I tell the story differently now. But I still credit Tatiana (the fuck was her name?) with helping me figure it all out, even though it didn’t happen straight away. See, in that moment, I still didn’t understand what the “click” was. It sounded like a profound thing that happened, right? It wasn’t. I thought the tiny whisper of “s t o p d o i n g t h i s” meant “stop embarrassing yourself, she’s not into you”. I didn’t immediately realise what it actually meant was that I was into dudes.
That realisation took over a week. And it wasn’t even a week of “debating” whether or not I was gay. It was a week of sulking like an entitled man-baby. Sulking that She Just Wasn’t That Into Me. Sulking that I’d never had any real romantic success, at least not since Sheridan Lunn kissed me in the jungle gym at Mount Isa’s Central State School in 1989 (her name I remember). Sulking that I hardly ever ever ever met a girl I fancied, and when I did it never went anywhere. And even when it went as far as it felt like it did with Tatiana, I still ended up at square one.
Sulking because it just seemed like it was all too hard.

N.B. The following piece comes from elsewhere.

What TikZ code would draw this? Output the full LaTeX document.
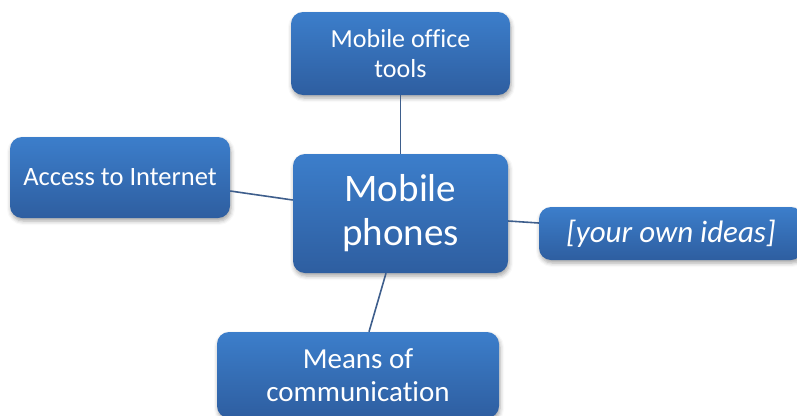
\documentclass[tikz,border=0pt]{standalone}
\usepackage{fontspec}
\setmainfont[Ligatures=NoCommon]{Carlito}
\usetikzlibrary{shadows.blur}
\definecolor{boxtop}{RGB}{60,126,203}
\definecolor{boxbot}{RGB}{46,94,160}
\definecolor{linkc}{RGB}{62,94,140}
\tikzset{
  idea/.style={rounded corners=12pt, top color=boxtop, bottom color=boxbot, draw=none,
    text=white, align=center, inner sep=0pt,
    blur shadow={shadow xshift=1pt, shadow yshift=-3pt, shadow blur radius=4pt, shadow opacity=35}},
  link/.style={draw=linkc, line width=1.6pt}
}
\begin{document}
\begin{tikzpicture}[x=1pt,y=-1pt]
\useasboundingbox (0,0) rectangle (797,415);
\begin{scope}
\clip (0,0) rectangle (797,415);
\node[idea, minimum width=215pt, minimum height=119pt, font=\fontsize{39}{44}\selectfont] (center) at (400.5,213.5) {Mobile\\phones};
\node[idea, minimum width=219pt, minimum height=83pt, font=\fontsize{26}{30}\selectfont] (top) at (400.5,53.5) {Mobile office\\tools};
\node[idea, minimum width=220pt, minimum height=81pt, font=\fontsize{26.5}{30}\selectfont] (left) at (120,177.5) {Access to Internet};
\node[idea, minimum width=264pt, minimum height=53pt, font=\fontsize{31}{35}\itshape] (right) at (671,233.5) {[your own ideas]};
\node[idea, minimum width=282pt, minimum height=86pt, font=\fontsize{29}{33}\selectfont] (bottom) at (358,375) {Means of\\communication};
\end{scope}
\draw[link] (top.south) -- (top.south |- center.north);
\draw[link] ([yshift=-13.5pt]left.east) -- ([yshift=13.5pt]center.west);
\draw[link] ([yshift=-7.5pt]center.east) -- ([yshift=10.5pt]right.west);
\draw[link] ([xshift=-14.5pt]center.south) -- ([xshift=11pt]bottom.north);
\end{tikzpicture}
\end{document}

And suddenly the tiny click made sense: it was all too hard. Why was it too hard? Because, DUH: I didn’t actually want the thing I was doing a terrible job of pursuing. I didn’t want a girlfriend. I wanted a boyfriend. I didn’t want to date women, I wanted to date men. I didn’t want to be best mates with Neighbours star Daniel MacPherson because he seemed like a really cool dude, I wanted to wrap myself around Neighbours star Daniel MacPherson like a compression bandage and tell him all my secrets and dreams!

#DANMAC4LYF Yes, this is the same person I was fortunate enough to photograph for work last week. No, I didn’t say anything inappropriate. Yes, I was very professional and normal (it’s far from the first time we’ve met, and yes I’ve kept it cool every time). No, it wasn’t easy to keep it cool. Yes, he does look even better now than he did then. No, I didn’t say that. Yes, I am indeed arguing with myself in a photo caption. No, I do not wish to continue.
And with that, I finally realised I was gay. I wasn’t proud of it. I wasn’t okay with it at all. But at least I’d realised it.
I could almost kick myself these days for how long it took me to realise who I was. Especially considering the evidence that I kept mounting. Ahem. Especially considering the evidence that kept mounting. I kissed my first boy at age 15 (the boyfriend of the first girl I kissed); my second and third also at age 15 (Paul, the first boy I dated, and Matt, the weird new kid who looked like a surfer); my fourth at age 18 (on NYE 1998 in a relatively hidden gay bar in Toowoomba called “Waves”); my fifth and sixth at age 20 (Name Forgotten, in the back of a car after a party, and Nicholas, whose kiss was actually a scripted part of an assessment performance piece at The Actors Conservatory—but the man deserves inclusion and your respect because he very classily pretended not to notice any of my erections when we rehearsed).
Based on numbers alone, if you add up all the girls I ever kissed and all the boys I ever kissed, including Sheridan Lunn at age 8, Felicity Scriven at age 12, and Tatiana Something-Something at age 23, by the year 2001 I had kissed twice as many boys as I had girls. But I still didn’t get anywhere even near clarity until 2003.
Idiot.
But hey, it’s not cool to dwell on things you absolutely can’t change. I got there eventually. And after that life fell deliciously into place* and I loved myself more than ever** and got a boyfriend almost immediately***.
*life continued to be a mess because this isn’t TV
**I hated myself intensely for at least five more years
***seven. years. later.
OMG the tiniest bathroom ever or was it a converted closet ? The things we remember.